▸ **Exercise task**: Give back exactly the lines from the beginning of the listing below to the line holding "const o2D = [10.75, 14.5, 13.0, 12.35, 10.25, 9.05, 8.9];", both ends included; the pictures stay out.

▸ **Information shown**:
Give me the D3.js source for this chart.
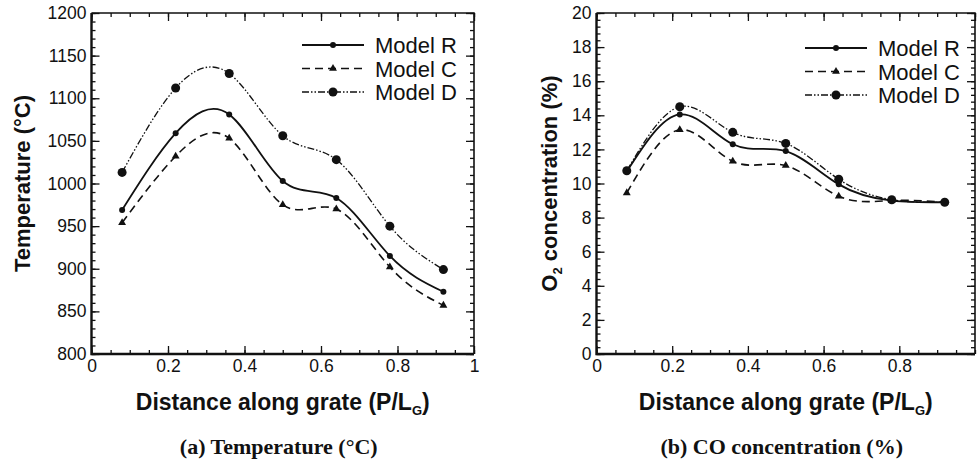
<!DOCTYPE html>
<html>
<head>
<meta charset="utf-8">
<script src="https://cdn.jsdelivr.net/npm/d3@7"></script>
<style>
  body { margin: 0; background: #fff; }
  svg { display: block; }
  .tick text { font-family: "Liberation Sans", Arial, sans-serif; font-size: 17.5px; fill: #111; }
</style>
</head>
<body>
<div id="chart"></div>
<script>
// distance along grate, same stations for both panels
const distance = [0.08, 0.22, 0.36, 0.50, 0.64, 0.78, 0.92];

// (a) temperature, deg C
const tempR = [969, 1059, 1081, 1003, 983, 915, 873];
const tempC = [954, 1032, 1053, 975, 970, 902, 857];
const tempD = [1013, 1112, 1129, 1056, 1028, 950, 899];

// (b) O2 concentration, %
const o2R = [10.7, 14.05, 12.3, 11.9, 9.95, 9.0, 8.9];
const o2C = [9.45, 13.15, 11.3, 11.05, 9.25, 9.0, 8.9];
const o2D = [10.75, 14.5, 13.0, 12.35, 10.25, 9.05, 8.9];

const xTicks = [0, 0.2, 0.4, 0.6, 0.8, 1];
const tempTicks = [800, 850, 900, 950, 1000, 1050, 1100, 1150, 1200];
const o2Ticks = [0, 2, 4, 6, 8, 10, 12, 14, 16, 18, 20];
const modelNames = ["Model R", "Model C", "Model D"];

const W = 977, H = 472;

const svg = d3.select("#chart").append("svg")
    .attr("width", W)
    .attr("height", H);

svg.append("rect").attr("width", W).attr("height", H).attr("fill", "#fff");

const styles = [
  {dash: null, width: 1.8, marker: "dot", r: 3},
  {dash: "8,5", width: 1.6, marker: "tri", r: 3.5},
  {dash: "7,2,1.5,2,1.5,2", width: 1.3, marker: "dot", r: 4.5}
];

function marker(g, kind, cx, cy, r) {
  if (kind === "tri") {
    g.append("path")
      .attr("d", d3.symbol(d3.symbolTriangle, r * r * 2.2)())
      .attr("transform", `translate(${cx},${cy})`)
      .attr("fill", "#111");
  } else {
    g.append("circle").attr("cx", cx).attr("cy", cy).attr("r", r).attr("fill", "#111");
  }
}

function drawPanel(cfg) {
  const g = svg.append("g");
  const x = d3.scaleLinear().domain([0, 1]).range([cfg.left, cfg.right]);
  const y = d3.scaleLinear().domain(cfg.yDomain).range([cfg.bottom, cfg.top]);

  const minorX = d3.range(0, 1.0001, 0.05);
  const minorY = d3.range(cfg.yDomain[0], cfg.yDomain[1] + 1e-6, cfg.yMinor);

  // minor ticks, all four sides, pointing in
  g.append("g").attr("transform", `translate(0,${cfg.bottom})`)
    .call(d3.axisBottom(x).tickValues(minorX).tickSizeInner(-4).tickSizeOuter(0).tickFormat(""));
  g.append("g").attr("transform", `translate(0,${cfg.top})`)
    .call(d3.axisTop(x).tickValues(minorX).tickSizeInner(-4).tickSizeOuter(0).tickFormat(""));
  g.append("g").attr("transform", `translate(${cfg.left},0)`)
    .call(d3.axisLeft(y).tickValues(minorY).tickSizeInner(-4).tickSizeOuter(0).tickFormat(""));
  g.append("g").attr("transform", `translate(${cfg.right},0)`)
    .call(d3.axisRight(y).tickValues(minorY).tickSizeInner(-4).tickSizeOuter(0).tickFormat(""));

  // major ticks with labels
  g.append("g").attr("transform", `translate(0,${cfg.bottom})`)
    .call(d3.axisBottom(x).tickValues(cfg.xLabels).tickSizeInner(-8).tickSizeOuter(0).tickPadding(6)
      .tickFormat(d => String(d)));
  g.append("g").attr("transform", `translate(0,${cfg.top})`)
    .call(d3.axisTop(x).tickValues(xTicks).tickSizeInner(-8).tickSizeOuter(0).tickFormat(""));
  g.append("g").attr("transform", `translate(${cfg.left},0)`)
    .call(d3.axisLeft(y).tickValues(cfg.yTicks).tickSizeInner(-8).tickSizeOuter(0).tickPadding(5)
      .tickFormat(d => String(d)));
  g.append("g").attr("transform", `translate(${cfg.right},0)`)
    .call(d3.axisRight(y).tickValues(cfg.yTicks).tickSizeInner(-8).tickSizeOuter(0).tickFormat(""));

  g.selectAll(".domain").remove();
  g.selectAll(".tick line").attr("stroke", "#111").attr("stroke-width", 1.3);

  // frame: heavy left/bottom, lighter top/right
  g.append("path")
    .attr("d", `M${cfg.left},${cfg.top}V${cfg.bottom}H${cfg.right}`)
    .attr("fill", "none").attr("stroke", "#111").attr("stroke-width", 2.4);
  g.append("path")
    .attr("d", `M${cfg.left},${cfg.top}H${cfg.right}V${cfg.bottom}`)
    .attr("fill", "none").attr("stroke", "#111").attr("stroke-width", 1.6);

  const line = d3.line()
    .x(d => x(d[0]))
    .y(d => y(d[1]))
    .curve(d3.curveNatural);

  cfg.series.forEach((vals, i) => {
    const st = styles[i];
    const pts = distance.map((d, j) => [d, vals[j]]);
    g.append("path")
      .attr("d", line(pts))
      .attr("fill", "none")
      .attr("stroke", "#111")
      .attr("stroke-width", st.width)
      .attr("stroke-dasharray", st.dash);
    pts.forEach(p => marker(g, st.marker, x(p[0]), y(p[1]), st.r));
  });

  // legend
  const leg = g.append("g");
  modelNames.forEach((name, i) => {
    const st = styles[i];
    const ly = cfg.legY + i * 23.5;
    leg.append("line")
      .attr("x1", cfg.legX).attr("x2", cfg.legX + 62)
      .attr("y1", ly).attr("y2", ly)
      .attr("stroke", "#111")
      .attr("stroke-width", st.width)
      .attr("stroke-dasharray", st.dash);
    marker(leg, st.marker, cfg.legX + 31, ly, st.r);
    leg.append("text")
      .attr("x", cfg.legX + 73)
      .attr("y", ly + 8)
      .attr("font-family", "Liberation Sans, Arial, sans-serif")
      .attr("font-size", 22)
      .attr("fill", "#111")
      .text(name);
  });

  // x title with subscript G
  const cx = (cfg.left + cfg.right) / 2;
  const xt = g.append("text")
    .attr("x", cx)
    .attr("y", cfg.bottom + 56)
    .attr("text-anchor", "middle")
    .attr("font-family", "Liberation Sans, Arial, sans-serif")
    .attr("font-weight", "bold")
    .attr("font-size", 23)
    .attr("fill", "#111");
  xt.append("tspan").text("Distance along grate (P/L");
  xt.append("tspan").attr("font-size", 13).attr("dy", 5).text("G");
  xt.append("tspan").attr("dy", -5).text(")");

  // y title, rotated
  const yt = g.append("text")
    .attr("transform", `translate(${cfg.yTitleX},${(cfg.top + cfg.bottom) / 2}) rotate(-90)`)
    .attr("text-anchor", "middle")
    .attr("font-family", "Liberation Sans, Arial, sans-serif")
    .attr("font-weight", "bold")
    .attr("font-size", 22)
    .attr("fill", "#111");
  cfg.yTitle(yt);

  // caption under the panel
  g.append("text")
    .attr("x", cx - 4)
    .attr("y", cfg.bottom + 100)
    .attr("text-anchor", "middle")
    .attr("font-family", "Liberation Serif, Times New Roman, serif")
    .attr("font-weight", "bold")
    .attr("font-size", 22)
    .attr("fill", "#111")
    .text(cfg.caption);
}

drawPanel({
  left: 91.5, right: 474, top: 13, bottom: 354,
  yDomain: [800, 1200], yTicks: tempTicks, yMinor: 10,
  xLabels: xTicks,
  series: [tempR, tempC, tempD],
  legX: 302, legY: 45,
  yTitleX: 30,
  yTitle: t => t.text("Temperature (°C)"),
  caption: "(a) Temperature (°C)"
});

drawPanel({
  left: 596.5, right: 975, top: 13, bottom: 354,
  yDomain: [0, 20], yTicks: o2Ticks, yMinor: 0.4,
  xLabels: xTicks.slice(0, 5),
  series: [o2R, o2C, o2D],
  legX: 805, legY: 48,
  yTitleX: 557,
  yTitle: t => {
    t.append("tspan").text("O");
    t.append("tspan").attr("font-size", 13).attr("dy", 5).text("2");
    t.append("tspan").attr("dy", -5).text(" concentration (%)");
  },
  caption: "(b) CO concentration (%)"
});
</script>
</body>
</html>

▸ **Full solution**:
Give me the D3.js source for this chart.
<!DOCTYPE html>
<html>
<head>
<meta charset="utf-8">
<script src="https://cdn.jsdelivr.net/npm/d3@7"></script>
<style>
  body { margin: 0; background: #fff; }
  svg { display: block; }
  .tick text { font-family: "Liberation Sans", Arial, sans-serif; font-size: 17.5px; fill: #111; }
</style>
</head>
<body>
<div id="chart"></div>
<script>
// distance along grate, same stations for both panels
const distance = [0.08, 0.22, 0.36, 0.50, 0.64, 0.78, 0.92];

// (a) temperature, deg C
const tempR = [969, 1059, 1081, 1003, 983, 915, 873];
const tempC = [954, 1032, 1053, 975, 970, 902, 857];
const tempD = [1013, 1112, 1129, 1056, 1028, 950, 899];

// (b) O2 concentration, %
const o2R = [10.7, 14.05, 12.3, 11.9, 9.95, 9.0, 8.9];
const o2C = [9.45, 13.15, 11.3, 11.05, 9.25, 9.0, 8.9];
const o2D = [10.75, 14.5, 13.0, 12.35, 10.25, 9.05, 8.9];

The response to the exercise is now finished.